NEW YORK Oil prices pulled back Friday after OPEC questioned whether crude can remain so high through the rest of the year and the dollar gained against the euro. Meanwhile, U.S. filling station operators pushed average gas prices deeper into record territory.
Light, sweet crude for July delivery sank $1.27 to $135.47 on the New York Mercantile Exchange.
In its monthly market report, the Organization of Petroleum Exporting Countries said oil's recent volatility the price for a barrel has swung back and forth in a $10 range over the past week alone "reconfirms the view that current price levels do not reflect supply and demand realities."
Looking ahead to the second half of the year, the cartel said: "A review of the prospects ... also shows little support for prices to remain at current levels."
OPEC lowered its 2008 global demand forecast, saying it now expects demand to increase by 1.28 percent to an average of 86.9 million barrels per day, down from a previous forecast of 1.35 percent.
Oil prices have fluctuated widely since they surged nearly $11 in a single session to a trading record above $139 a week ago.
Some investors believe prices could yet push higher. Analysts call oil's current wavering "range-trading," as traders await direction from a significant move in the dollar or change in supply and demand fundamentals.
"There is no driver out there to cause prices to break out of this range yet," said Victor Shum, an energy analyst with Purvin & Gertz in Singapore. "The overall market trend is still upward. There are still many supply side concerns that will continue to support prices at high levels."
A stronger dollar helped keep oil prices in check. The greenback gained against the euro after a Labor Department report showed consumer prices rose by the biggest increase since November, helping alleviate concerns that growing inflation could force shoppers to tighten their belts.
Investors who bought commodities such as oil to protect against inflation when the dollar was falling tend to sell when the greenback gains ground. Also, a stronger dollar makes oil more expensive to investors overseas.
Oil derivatives have also swung wildly, with gasoline punishing drivers at the pump.
"A pre-lunch sell-off yesterday on the NYMEX segued into a post-lunch shortcovering rally," said trader and analyst Stephen Schork in his daily Schork Report, noting that in the case of gasoline, "a 9.66 cent loss in the morning morphed into a 6.02 cent gain by the close."
Gasoline futures traded at $3.4803, down by 4.57 cents over Thursday's close.
At the gas pump, the price for an average national price for a gallon of regular rose to a record $4.066 overnight, from $4.06 a day earlier, according to AAA and the Oil Price Information Service. Diesel also set a new record, rising 0.2 cent to $4.796 a gallon.
The pain from the high cost of fuel is by no means limited to the U.S., where gas and diesel remains far lower than in Europe and some parts of Asia.

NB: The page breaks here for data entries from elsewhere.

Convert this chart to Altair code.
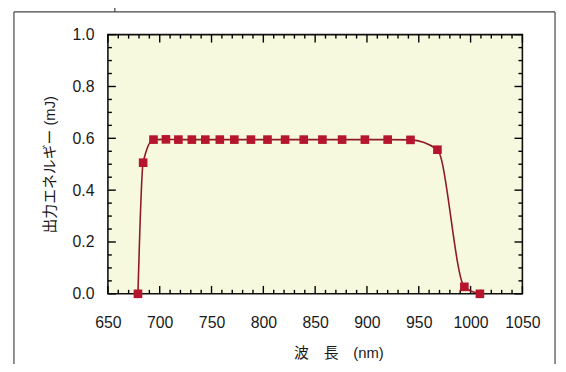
import altair as alt
import pandas as pd

# data
wavelength = [679, 684, 694, 706, 718, 731, 744, 758, 772, 788, 804, 821, 839, 857, 876, 898, 920, 942, 968, 994, 1009]
energy = [0.0, 0.506, 0.595, 0.596, 0.595, 0.595, 0.595, 0.595, 0.595, 0.595, 0.595, 0.595,
          0.595, 0.595, 0.595, 0.595, 0.595, 0.594, 0.556, 0.027, 0.0]

x_major = [650, 700, 750, 800, 850, 900, 950, 1000, 1050]
x_minor = [v for v in range(650, 1051, 10) if v % 50 != 0]
y_major = [0.0, 0.2, 0.4, 0.6, 0.8, 1.0]
y_minor = [round(v * 0.05, 2) for v in range(21) if v % 4 != 0]

W, H = 419, 262
FONT = "Liberation Sans, Arial, Noto Sans CJK JP"
LINE_COLOR = "#8e1b24"
MARK_COLOR = "#b5152d"

xscale = alt.Scale(domain=[650, 1050], nice=False, zero=False)
yscale = alt.Scale(domain=[0, 1], nice=False)

xaxis = alt.Axis(
    title="波　長　(nm)", values=x_major, format="d", ticks=False, grid=False, domain=False,
    labelFlush=False, labelOverlap=False,
    labelFontSize=16, labelFont=FONT, labelColor="#1a1a1a", labelPadding=21,
    titleFontSize=15, titleFont=FONT, titleFontWeight="normal", titleColor="#1a1a1a",
    titleX=233, titleY=59, titleBaseline="middle", titleAlign="center",
)
yaxis = alt.Axis(
    title="出力エネルギー (mJ)", values=y_major, format=".1f", ticks=False, grid=False, domain=False,
    labelFlush=False, labelOverlap=False,
    labelFontSize=16, labelFont=FONT, labelColor="#1a1a1a", labelPadding=14,
    titleFontSize=15, titleFont=FONT, titleFontWeight="normal", titleColor="#1a1a1a",
    titleX=-59, titleY=131, titleAngle=270, titleBaseline="middle", titleAlign="center",
)

def X(field):
    return alt.X(f"{field}:Q", scale=xscale, axis=xaxis)

def Y(field):
    return alt.Y(f"{field}:Q", scale=yscale, axis=yaxis)

df = pd.DataFrame({"wl": wavelength, "e": energy})

line = alt.Chart(df).mark_line(interpolate="monotone", color=LINE_COLOR, strokeWidth=1.6).encode(
    x=X("wl"), y=Y("e"))
pts = alt.Chart(df).mark_square(size=76, color=MARK_COLOR, opacity=1).encode(
    x=X("wl"), y=Y("e"))

tick_style = dict(color="#000", strokeWidth=1.4)

def xticks(vals, length):
    d = pd.DataFrame({"t": vals})
    bottom = alt.Chart(d).mark_rule(**tick_style).encode(
        x=X("t"), y=alt.value(H), y2=alt.value(H - length))
    top = alt.Chart(d).mark_rule(**tick_style).encode(
        x=X("t"), y=alt.value(0), y2=alt.value(length))
    return [bottom, top]

def yticks(vals, length):
    d = pd.DataFrame({"t": vals})
    left = alt.Chart(d).mark_rule(**tick_style).encode(
        y=Y("t"), x=alt.value(0), x2=alt.value(length))
    right = alt.Chart(d).mark_rule(**tick_style).encode(
        y=Y("t"), x=alt.value(W), x2=alt.value(W - length))
    return [left, right]

one = pd.DataFrame({"k": [0]})
frame_style = dict(color="#444", strokeWidth=1.2)
frame = [
    alt.Chart(one).mark_rule(**frame_style).encode(x=alt.value(-95), y=alt.value(-23), y2=alt.value(400)),
    alt.Chart(one).mark_rule(**frame_style).encode(x=alt.value(-95), x2=alt.value(452), y=alt.value(-23)),
    alt.Chart(one).mark_rule(**frame_style).encode(x=alt.value(452), y=alt.value(-23), y2=alt.value(400)),
    alt.Chart(one).mark_rule(**frame_style).encode(x=alt.value(7), y=alt.value(-40), y2=alt.value(-23)),
]

layers = (frame + xticks(x_major, 8) + xticks(x_minor, 4) + yticks(y_major, 8) + yticks(y_minor, 4)
          + [line, pts])

chart = alt.layer(*layers).properties(
    width=W, height=H,
    autosize=alt.AutoSizeParams(type="none"),
    padding={"left": 101, "top": 25, "right": 36, "bottom": 69},
    background="white",
).configure_view(fill="#f6f9dd", stroke="#111", strokeWidth=1.6)

chart.save("out.html", embed_options={"renderer": "svg", "actions": False})
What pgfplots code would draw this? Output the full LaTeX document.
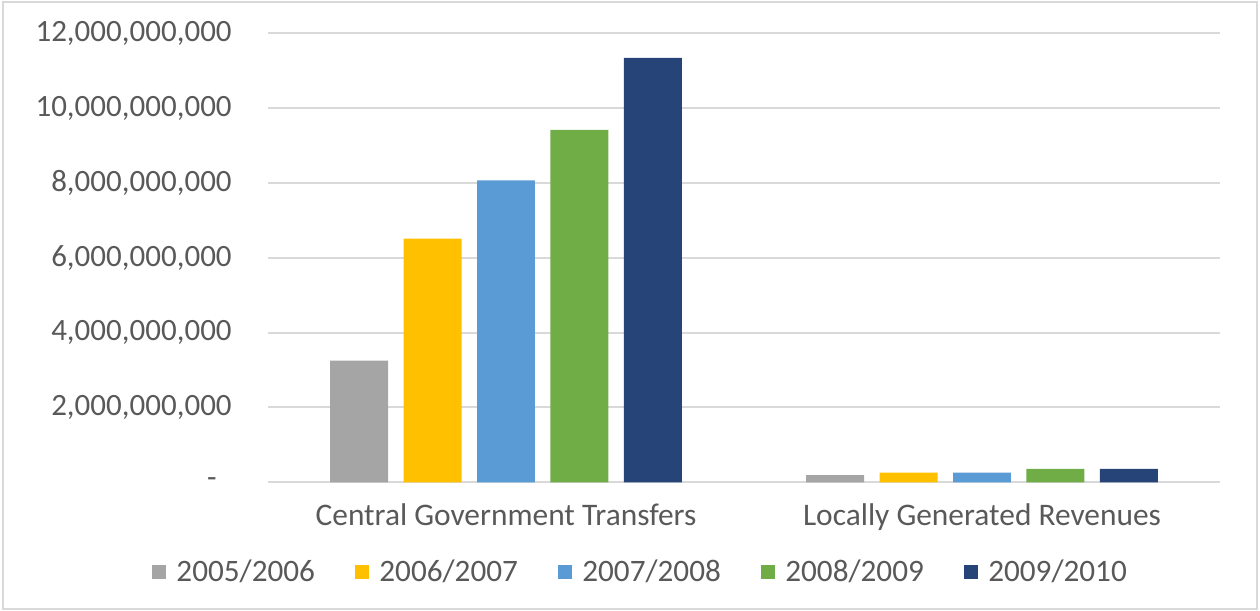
\documentclass[border=0pt]{standalone}
\usepackage{fontspec}
\setmainfont{Carlito}
\usepackage{pgfplots}
\pgfplotsset{compat=1.18}
\definecolor{cgray}{HTML}{A5A5A5}
\definecolor{cyellow}{HTML}{FFC000}
\definecolor{cblue}{HTML}{5B9BD5}
\definecolor{cgreen}{HTML}{70AD47}
\definecolor{cnavy}{HTML}{264478}
\definecolor{txtc}{HTML}{595959}
\definecolor{gridc}{HTML}{D9D9D9}
\begin{document}
\begin{tikzpicture}
\path[use as bounding box] (0,0) rectangle (630pt,305.5pt);
\draw[gridc, line width=1pt] (1.6pt,1pt) rectangle (628.4pt,304.5pt);
\begin{axis}[
  at={(134pt,64.35pt)}, anchor=south west,
  scale only axis, width=476pt, height=224.5pt,
  xmin=-0.5, xmax=1.5, ymin=0, ymax=12e9,
  axis line style={draw=none},
  major tick length=0pt,
  xmajorgrids=false,
  ymajorgrids=true, 
  major grid style={draw=gridc, line width=1pt},
  scaled y ticks=false,
  ytick={0,2e9,4e9,6e9,8e9,10e9,12e9},
  yticklabels={{-\rule{7.5pt}{0pt}},{2,000,000,000},{4,000,000,000},{6,000,000,000},{8,000,000,000},{10,000,000,000},{12,000,000,000}},
  yticklabel style={anchor=east, inner sep=0pt, xshift=-18pt, text=txtc, font=\fontsize{15.5}{18}\selectfont},
  xtick={0,1},
  xticklabels={Central Government Transfers, Locally Generated Revenues},
  xticklabel style={anchor=north, inner sep=0pt, yshift=-10.5pt, text=txtc, font=\fontsize{15.7}{18}\selectfont},
  ybar, bar width=0.1218,
  legend columns=5,
  legend style={at={(-0.1218,-0.1998)}, anchor=west, draw=none, inner sep=0pt, font=\fontsize{15.6}{18}\selectfont, text=txtc,
    nodes={inner sep=0pt},
    /tikz/every odd column/.append style={column sep=5pt},
    /tikz/every even column/.append style={column sep=20.2pt}},
  legend image code/.code={\fill[#1] (0pt,-3.5pt) rectangle (7pt,3.5pt);},
]
\addplot[fill=cgray, draw=none, bar shift=-0.3084] coordinates {(0,3250000000) (1,190000000)};
\addplot[fill=cyellow, draw=none, bar shift=-0.1542] coordinates {(0,6510000000) (1,260000000)};
\addplot[fill=cblue, draw=none, bar shift=0] coordinates {(0,8070000000) (1,260000000)};
\addplot[fill=cgreen, draw=none, bar shift=0.1542] coordinates {(0,9420000000) (1,360000000)};
\addplot[fill=cnavy, draw=none, bar shift=0.3084] coordinates {(0,11340000000) (1,360000000)};
\legend{2005/2006,2006/2007,2007/2008,2008/2009,2009/2010}
\end{axis}
\end{tikzpicture}
\end{document}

Many developing countries, which typically have far lower household incomes, hold food and fuel prices lower through subsidies. But higher commodities costs are forcing some governments to increase those subsidized prices as well, sometimes sparking protests.
In Malaysia, more than 1,000 opposition supporters marched through Kuala Lumpur Friday to protest the government's decision last week to hike retail prices 41 percent to $3.30 a gallon.
U.N. Secretary-General Ban Ki-moon said soaring food and fuel costs could pose a threat to global stability.
"Unless we properly manage this issue, this could trigger a cascade of other challenges and crises affecting not just social and economic issues, but also political and security issues," Ban said following talks in London with British Prime Minister Gordon Brown.
In other Nymex trading, July heating oil futures slipped by 4.82 cents to $3.894 a gallon, and July natural gas futures dipped by more than 16 cents to $12.636 per 1,000 cubic feet.
In London, July Brent crude lost $1.34 to sell for $134.75 on the ICE Futures exchange.